§ **Excerpted data**:
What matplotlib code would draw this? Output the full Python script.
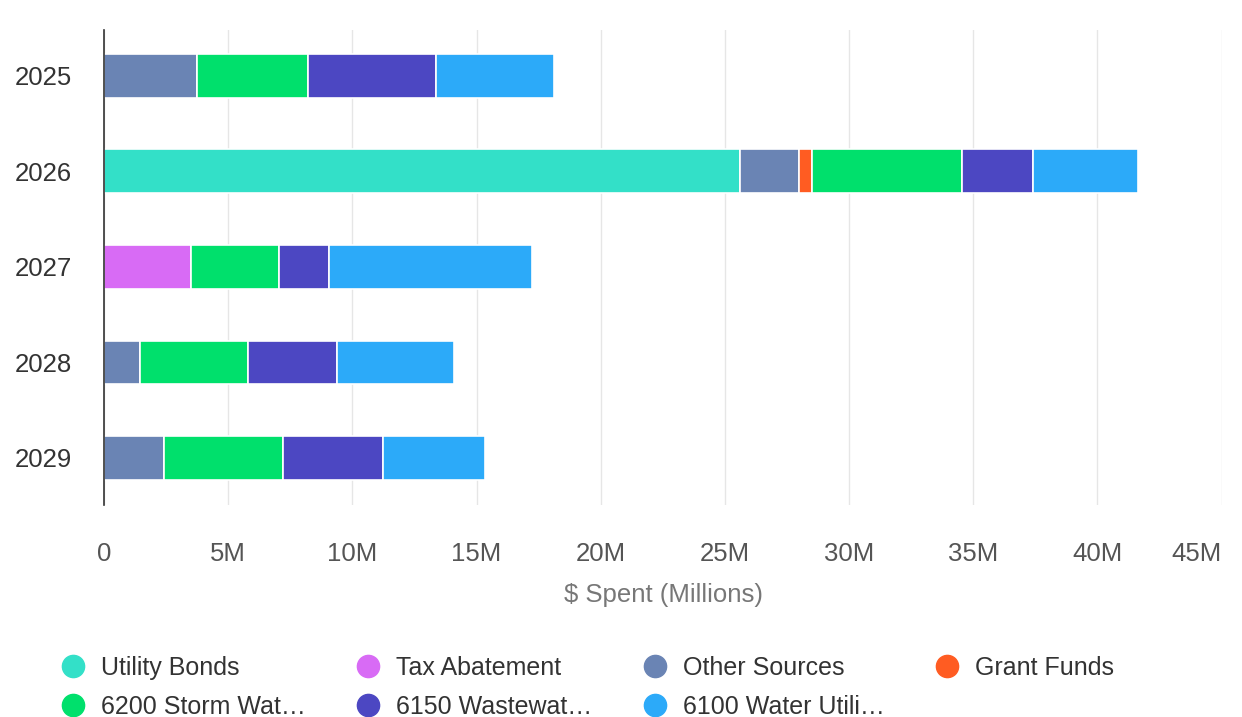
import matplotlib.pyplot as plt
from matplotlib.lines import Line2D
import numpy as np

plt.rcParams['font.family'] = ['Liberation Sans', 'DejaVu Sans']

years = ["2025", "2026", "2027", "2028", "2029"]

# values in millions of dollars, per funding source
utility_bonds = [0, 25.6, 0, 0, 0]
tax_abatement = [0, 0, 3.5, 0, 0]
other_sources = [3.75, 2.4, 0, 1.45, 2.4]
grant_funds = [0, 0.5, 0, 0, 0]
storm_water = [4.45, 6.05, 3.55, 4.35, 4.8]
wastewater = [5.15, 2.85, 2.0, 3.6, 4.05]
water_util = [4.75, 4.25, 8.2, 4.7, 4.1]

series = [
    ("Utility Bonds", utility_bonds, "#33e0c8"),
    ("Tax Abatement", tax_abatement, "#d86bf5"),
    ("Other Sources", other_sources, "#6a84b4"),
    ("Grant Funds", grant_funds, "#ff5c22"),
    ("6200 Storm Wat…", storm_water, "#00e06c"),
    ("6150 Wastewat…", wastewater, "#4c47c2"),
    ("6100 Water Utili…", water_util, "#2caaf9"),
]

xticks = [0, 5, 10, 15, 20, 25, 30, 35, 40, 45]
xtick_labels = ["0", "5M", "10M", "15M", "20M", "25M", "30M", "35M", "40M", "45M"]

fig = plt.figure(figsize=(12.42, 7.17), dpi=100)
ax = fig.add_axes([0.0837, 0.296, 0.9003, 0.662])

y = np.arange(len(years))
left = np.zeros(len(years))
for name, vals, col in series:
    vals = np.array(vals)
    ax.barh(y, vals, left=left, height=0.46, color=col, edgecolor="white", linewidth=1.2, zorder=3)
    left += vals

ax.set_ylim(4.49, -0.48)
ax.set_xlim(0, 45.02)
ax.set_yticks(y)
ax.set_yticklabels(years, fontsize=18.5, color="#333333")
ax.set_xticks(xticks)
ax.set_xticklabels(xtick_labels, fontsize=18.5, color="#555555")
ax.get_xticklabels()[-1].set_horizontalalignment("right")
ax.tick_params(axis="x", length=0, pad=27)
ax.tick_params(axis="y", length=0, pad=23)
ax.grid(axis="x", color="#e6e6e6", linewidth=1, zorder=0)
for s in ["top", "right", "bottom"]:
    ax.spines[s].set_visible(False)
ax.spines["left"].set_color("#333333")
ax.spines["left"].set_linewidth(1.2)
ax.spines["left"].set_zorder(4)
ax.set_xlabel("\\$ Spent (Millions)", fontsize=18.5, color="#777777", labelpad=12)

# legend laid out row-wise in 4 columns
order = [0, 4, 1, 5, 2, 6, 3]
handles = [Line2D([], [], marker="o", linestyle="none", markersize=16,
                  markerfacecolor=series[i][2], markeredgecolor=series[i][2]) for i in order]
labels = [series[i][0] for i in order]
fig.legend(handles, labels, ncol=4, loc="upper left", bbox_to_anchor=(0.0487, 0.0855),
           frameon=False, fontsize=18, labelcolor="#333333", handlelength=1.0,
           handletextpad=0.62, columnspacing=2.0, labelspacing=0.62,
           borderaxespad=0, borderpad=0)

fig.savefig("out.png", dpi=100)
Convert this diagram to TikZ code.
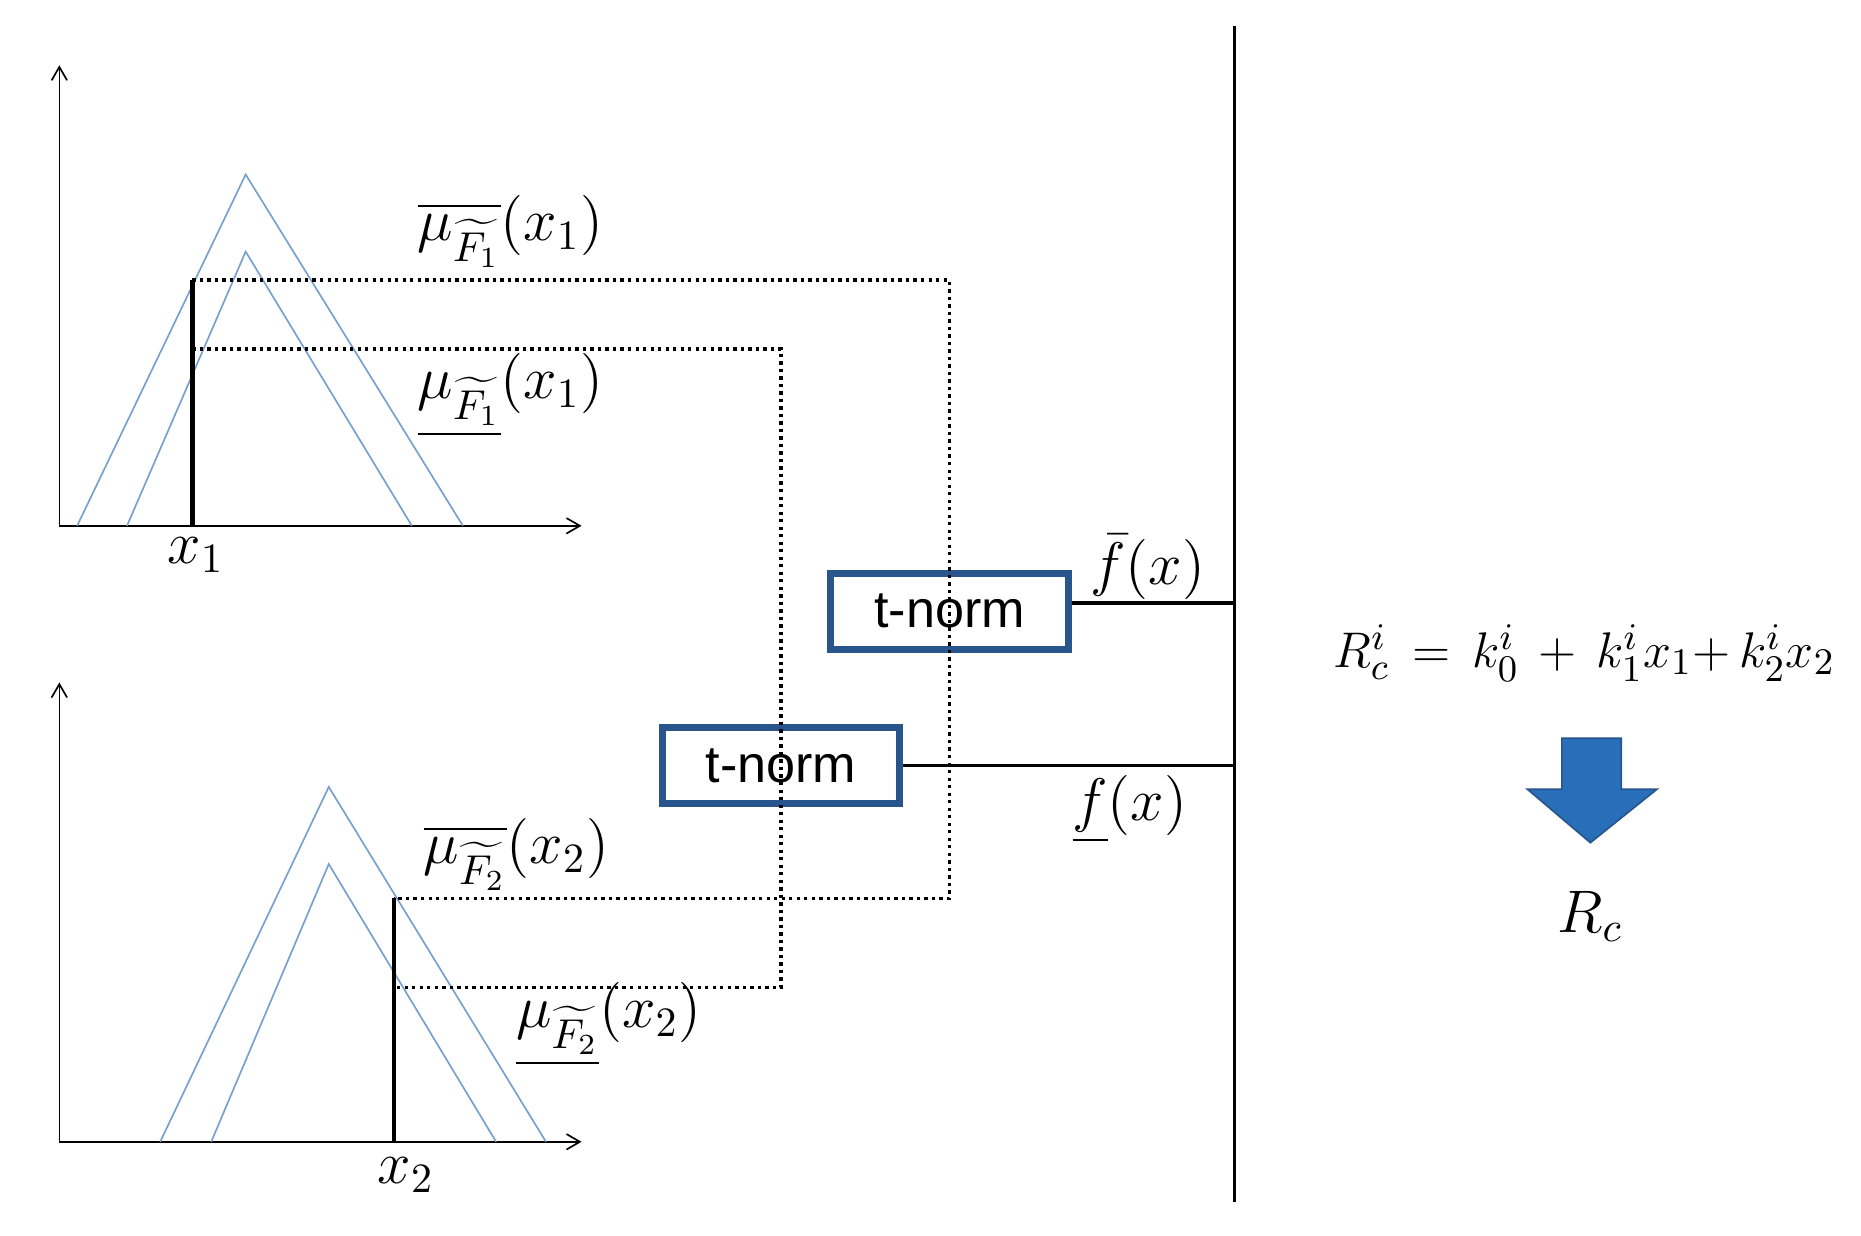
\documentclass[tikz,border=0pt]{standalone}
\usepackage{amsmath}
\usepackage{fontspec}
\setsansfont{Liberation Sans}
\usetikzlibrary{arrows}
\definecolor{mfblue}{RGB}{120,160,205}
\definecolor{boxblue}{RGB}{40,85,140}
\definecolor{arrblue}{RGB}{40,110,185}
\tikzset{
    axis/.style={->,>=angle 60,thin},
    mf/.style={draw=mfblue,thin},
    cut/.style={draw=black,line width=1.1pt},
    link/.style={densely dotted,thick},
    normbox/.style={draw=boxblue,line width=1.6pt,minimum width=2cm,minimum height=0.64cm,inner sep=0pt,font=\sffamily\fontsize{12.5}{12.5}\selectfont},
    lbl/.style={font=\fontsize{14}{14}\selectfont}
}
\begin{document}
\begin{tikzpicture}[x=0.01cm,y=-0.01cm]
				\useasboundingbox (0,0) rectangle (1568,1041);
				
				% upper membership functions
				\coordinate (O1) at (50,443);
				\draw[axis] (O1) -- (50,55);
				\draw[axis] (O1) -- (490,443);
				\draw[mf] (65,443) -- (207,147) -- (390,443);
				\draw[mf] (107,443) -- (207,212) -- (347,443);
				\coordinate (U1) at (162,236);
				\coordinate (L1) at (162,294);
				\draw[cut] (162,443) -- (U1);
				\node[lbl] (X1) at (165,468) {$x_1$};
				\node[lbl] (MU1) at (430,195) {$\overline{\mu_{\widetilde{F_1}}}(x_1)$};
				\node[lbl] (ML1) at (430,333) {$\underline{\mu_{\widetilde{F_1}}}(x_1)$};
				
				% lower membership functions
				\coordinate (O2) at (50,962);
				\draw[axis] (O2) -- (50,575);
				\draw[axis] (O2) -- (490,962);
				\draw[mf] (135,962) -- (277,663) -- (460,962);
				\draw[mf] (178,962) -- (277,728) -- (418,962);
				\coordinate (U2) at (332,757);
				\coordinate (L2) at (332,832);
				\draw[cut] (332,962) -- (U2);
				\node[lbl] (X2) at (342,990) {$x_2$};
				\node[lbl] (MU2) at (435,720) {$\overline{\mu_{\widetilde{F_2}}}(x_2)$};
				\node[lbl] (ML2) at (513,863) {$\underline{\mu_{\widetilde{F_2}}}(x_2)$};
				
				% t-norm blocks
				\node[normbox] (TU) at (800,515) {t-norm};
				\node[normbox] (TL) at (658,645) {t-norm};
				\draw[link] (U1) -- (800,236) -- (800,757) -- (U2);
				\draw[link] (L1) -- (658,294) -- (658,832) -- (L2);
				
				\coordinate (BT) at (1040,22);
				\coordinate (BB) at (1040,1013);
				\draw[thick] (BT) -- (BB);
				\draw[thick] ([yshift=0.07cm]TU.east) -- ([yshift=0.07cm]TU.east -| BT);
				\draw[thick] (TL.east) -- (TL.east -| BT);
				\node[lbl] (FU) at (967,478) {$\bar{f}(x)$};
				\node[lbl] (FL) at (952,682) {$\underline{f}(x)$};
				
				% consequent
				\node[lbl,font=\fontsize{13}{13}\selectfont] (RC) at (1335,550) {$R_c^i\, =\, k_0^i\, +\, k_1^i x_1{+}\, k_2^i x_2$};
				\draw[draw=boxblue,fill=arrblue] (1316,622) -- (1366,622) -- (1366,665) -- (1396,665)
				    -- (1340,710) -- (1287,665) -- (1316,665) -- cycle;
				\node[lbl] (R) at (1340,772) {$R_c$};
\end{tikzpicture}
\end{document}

§ **Work required**: Please transcribe, word for word, every line from the first line of the records above through the line containing "water_util = [4.75, 4.25, 8.2, 4.7, 4.1]", and leave out any pictures.

§ **The solution**:
What matplotlib code would draw this? Output the full Python script.
import matplotlib.pyplot as plt
from matplotlib.lines import Line2D
import numpy as np

plt.rcParams['font.family'] = ['Liberation Sans', 'DejaVu Sans']

years = ["2025", "2026", "2027", "2028", "2029"]

# values in millions of dollars, per funding source
utility_bonds = [0, 25.6, 0, 0, 0]
tax_abatement = [0, 0, 3.5, 0, 0]
other_sources = [3.75, 2.4, 0, 1.45, 2.4]
grant_funds = [0, 0.5, 0, 0, 0]
storm_water = [4.45, 6.05, 3.55, 4.35, 4.8]
wastewater = [5.15, 2.85, 2.0, 3.6, 4.05]
water_util = [4.75, 4.25, 8.2, 4.7, 4.1]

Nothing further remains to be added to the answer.